Unbelievably, but true, we are already three weeks into 2011 and I bet you've all done a loooooooot to stay with your new year's resolutions (no, I am not being ironic, honestly...) and you've all taken care about your nutrition.
I'm always on the quest to share new insights with you and draw your attention to food that you maybe never considered in your daily diet. Thus browsing through my kitchen cupboards this morning searching for some grains to substitute bread (my dear husband this morning decided to be off bread for a while) I found a pack of organic buckwheat, which I had bought recently. YAAAYYYY!!!!
You know how that works: you read about it, you buy it, then you don't really know, what to do with it and there is dozes around in your cupboard.

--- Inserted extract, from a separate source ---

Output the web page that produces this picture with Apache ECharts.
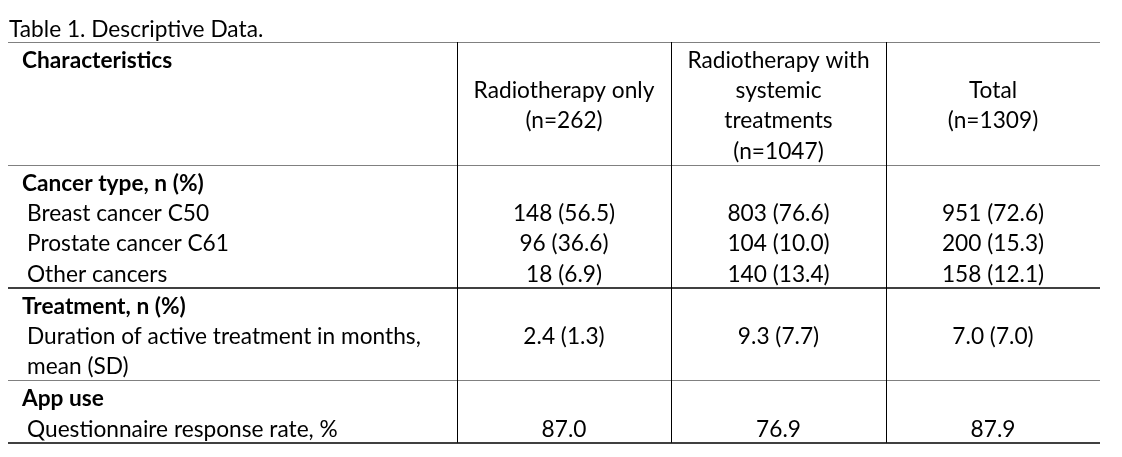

BUT: before you throw it, let me tell you some facts about buckwheat:
Uuuhhh, no, I meant the other buckwheat...the one, which is not coloured nicely like this one, but normally comes in a slightly beige colour. The one, that is -barring the popular notion of being a cereal grain- actually a fruit seed that is related to rhubarb and sorrel, making it a suitable grains’ substitute for people who are sensitive to wheat or other grains that contain protein glutens.
Yep, that's the one!!!
Buckwheat is a very nutritious food, rich in omega-3 fatty acids, folate, potassium, B vitamins, phosphorus, minerals, and essential amino acids and can truly be denominated as ‘king of the healing grains’.
You can prepare nearly any dish with it, let your fantasy fly. Make a nice fresh tomato sauce with it and have it instead of your usual pasta. Add it to any soup instead of noodles or add it to a mixed salad with a fresh yogurt sauce instead of heaving your usual slice of bread with it.
Following one recipe, which I find delicious. It comes from Russia and you can have anything you like with it. Braised veggies, salad, fish...whatever you're in the mood for!
BRAISED BUCKWHEAT KERNELS
Ingredients
1 | cup kasha (buckwheat) uncooked | | |
1 | egg | ||
2 1/2 | cups boiling water | ||
2 | tablespoons butter | ||
1 1/2 | teaspoons organic stock granules/paste | ||
1/4 | teaspoon salt | ||
1/4 | teaspoon black pepper |
How to prepare:
Mix buckwheat kernels and egg in ungreased 10-inch skillet.
Cook over medium-high heat, stirring constantly, until kernels are separated and brown. Stir in remaining ingredients; reduce heat. Cover and simmer about 5 minutes or until liquid is absorbed and buckwheat kernels are tender.